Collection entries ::

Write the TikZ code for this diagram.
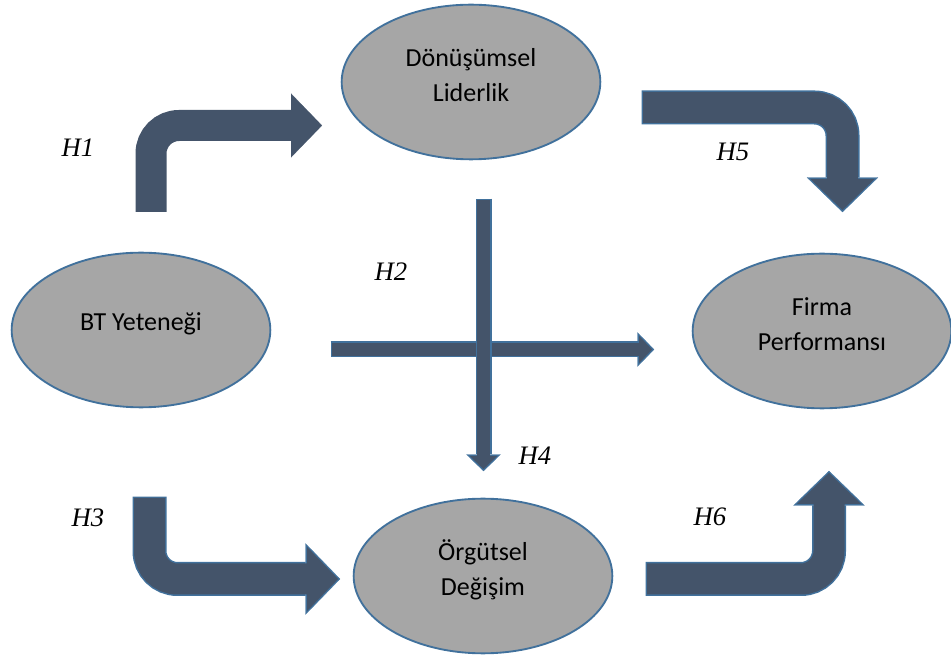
\documentclass[tikz,border=0pt]{standalone}
\usepackage{fontspec}
\setmainfont{Carlito}
\newfontfamily\hypfont{Liberation Serif}
\usetikzlibrary{shapes.geometric, arrows.meta}
\definecolor{shapegray}{RGB}{166,166,166}
\definecolor{edgeblue}{RGB}{65,113,156}
\definecolor{slate}{RGB}{68,84,106}
\tikzset{
    concept/.style={ellipse, draw=edgeblue, line width=1.4pt, fill=shapegray,
        minimum width=194pt, minimum height=116pt, inner sep=0pt,
        label={[concepttext]center:#1}},
    concepttext/.style={align=center, inner sep=0pt, yshift=5pt,
        font=\fontsize{19.5}{26.25}\selectfont},
    hyp/.style={inner sep=0pt, font=\hypfont\itshape\fontsize{20}{24}\selectfont},
    bigarrow/.style={draw=slate, line width=23.25pt, rounded corners=21pt,
        -{Triangle[length=23.25pt, width=48pt, line width=0.1pt]}},
    bigedge/.style={bigarrow, preaction={draw=edgeblue, line width=25.5pt,
        shorten >=-1.6pt, shorten <=-1.1pt,
        -{Triangle[length=26pt, width=53.4pt, line width=0.1pt]}}},
    thinarrow/.style={draw=slate, line width=9.75pt,
        -{Triangle[length=9.75pt, width=20.25pt, line width=0.1pt]},
        preaction={draw=edgeblue, line width=12pt,
        shorten >=-1.6pt, shorten <=-1.1pt,
        -{Triangle[length=12.5pt, width=25.6pt, line width=0.1pt]}}}
}
\begin{document}
\begin{tikzpicture}[x=0.75pt, y=-0.75pt]
            \useasboundingbox (0, 0) rectangle (951, 659);
            \node[concept={BT Yeteneği}] (0) at (141, 330) {};
            \node[concept={Dönüşümsel\\Liderlik}] (1) at (471, 82) {};
            \node[concept={Örgütsel\\Değişim}] (2) at (483, 576) {};
            \node[concept={Firma\\Performansı}] (3) at (822, 331) {};
            % block arrows
            \coordinate (h1s) at (151, 212);
            \coordinate (h1e) at (322, 125.5);
            \coordinate (h3s) at (149.5, 498);
            \coordinate (h3e) at (338, 579);
            \coordinate (h5s) at (643, 107.5);
            \coordinate (h5e) at (842.5, 210);
            \coordinate (h6s) at (647, 579);
            \coordinate (h6e) at (829, 473);
            \coordinate (h2s) at (332, 349.5);
            \coordinate (h2e) at (652, 349.5);
            \coordinate (h4s) at (483.5, 200);
            \coordinate (h4e) at (483.5, 469);
            \draw[bigarrow] (h1s) |- (h1e);
            \draw[bigedge] (h3s) |- (h3e);
            \draw[bigedge] (h5s) -| (h5e);
            \draw[bigedge] (h6s) -| (h6e);
            \draw[thinarrow] (h2s) -- (h2e);
            \draw[thinarrow] (h4s) -- (h4e);
            % labels
            \node[hyp] (H1) at (78, 148) {H1};
            \node[hyp] (H2) at (391, 272) {H2};
            \node[hyp] (H3) at (88, 518) {H3};
            \node[hyp] (H4) at (535, 456) {H4};
            \node[hyp] (H5) at (733, 152) {H5};
            \node[hyp] (H6) at (710, 517) {H6};
        \end{tikzpicture}
\end{document}
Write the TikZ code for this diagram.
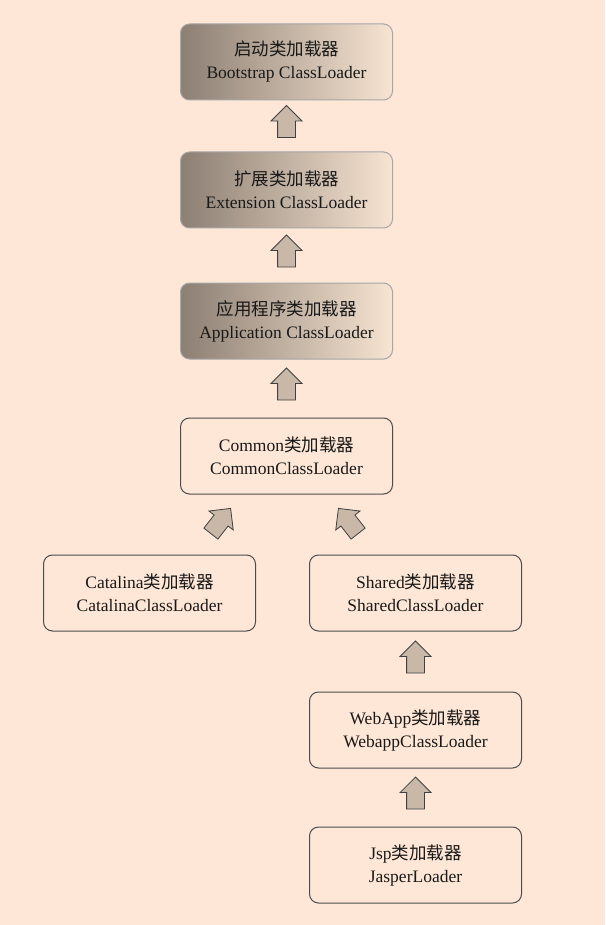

Exercise instructions :: Leave out the pictures and restate everything else word for word.

Answer to the problem ::
Write the TikZ code for this diagram.
\documentclass[tikz,border=0pt]{standalone}
\usepackage{fontspec}
\setmainfont{Carlito}
\newfontfamily\hypfont{Liberation Serif}
\usetikzlibrary{shapes.geometric, arrows.meta}
\definecolor{shapegray}{RGB}{166,166,166}
\definecolor{edgeblue}{RGB}{65,113,156}
\definecolor{slate}{RGB}{68,84,106}
\tikzset{
    concept/.style={ellipse, draw=edgeblue, line width=1.4pt, fill=shapegray,
        minimum width=194pt, minimum height=116pt, inner sep=0pt,
        label={[concepttext]center:#1}},
    concepttext/.style={align=center, inner sep=0pt, yshift=5pt,
        font=\fontsize{19.5}{26.25}\selectfont},
    hyp/.style={inner sep=0pt, font=\hypfont\itshape\fontsize{20}{24}\selectfont},
    bigarrow/.style={draw=slate, line width=23.25pt, rounded corners=21pt,
        -{Triangle[length=23.25pt, width=48pt, line width=0.1pt]}},
    bigedge/.style={bigarrow, preaction={draw=edgeblue, line width=25.5pt,
        shorten >=-1.6pt, shorten <=-1.1pt,
        -{Triangle[length=26pt, width=53.4pt, line width=0.1pt]}}},
    thinarrow/.style={draw=slate, line width=9.75pt,
        -{Triangle[length=9.75pt, width=20.25pt, line width=0.1pt]},
        preaction={draw=edgeblue, line width=12pt,
        shorten >=-1.6pt, shorten <=-1.1pt,
        -{Triangle[length=12.5pt, width=25.6pt, line width=0.1pt]}}}
}
\begin{document}
\begin{tikzpicture}[x=0.75pt, y=-0.75pt]
            \useasboundingbox (0, 0) rectangle (951, 659);
            \node[concept={BT Yeteneği}] (0) at (141, 330) {};
            \node[concept={Dönüşümsel\\Liderlik}] (1) at (471, 82) {};
            \node[concept={Örgütsel\\Değişim}] (2) at (483, 576) {};
            \node[concept={Firma\\Performansı}] (3) at (822, 331) {};
            % block arrows
            \coordinate (h1s) at (151, 212);
            \coordinate (h1e) at (322, 125.5);
            \coordinate (h3s) at (149.5, 498);
            \coordinate (h3e) at (338, 579);
            \coordinate (h5s) at (643, 107.5);
            \coordinate (h5e) at (842.5, 210);
            \coordinate (h6s) at (647, 579);
            \coordinate (h6e) at (829, 473);
            \coordinate (h2s) at (332, 349.5);
            \coordinate (h2e) at (652, 349.5);
            \coordinate (h4s) at (483.5, 200);
            \coordinate (h4e) at (483.5, 469);
            \draw[bigarrow] (h1s) |- (h1e);
            \draw[bigedge] (h3s) |- (h3e);
            \draw[bigedge] (h5s) -| (h5e);
            \draw[bigedge] (h6s) -| (h6e);
            \draw[thinarrow] (h2s) -- (h2e);
            \draw[thinarrow] (h4s) -- (h4e);
            % labels
            \node[hyp] (H1) at (78, 148) {H1};
            \node[hyp] (H2) at (391, 272) {H2};
            \node[hyp] (H3) at (88, 518) {H3};
            \node[hyp] (H4) at (535, 456) {H4};
            \node[hyp] (H5) at (733, 152) {H5};
            \node[hyp] (H6) at (710, 517) {H6};
        \end{tikzpicture}
\end{document}
Write the TikZ code for this diagram.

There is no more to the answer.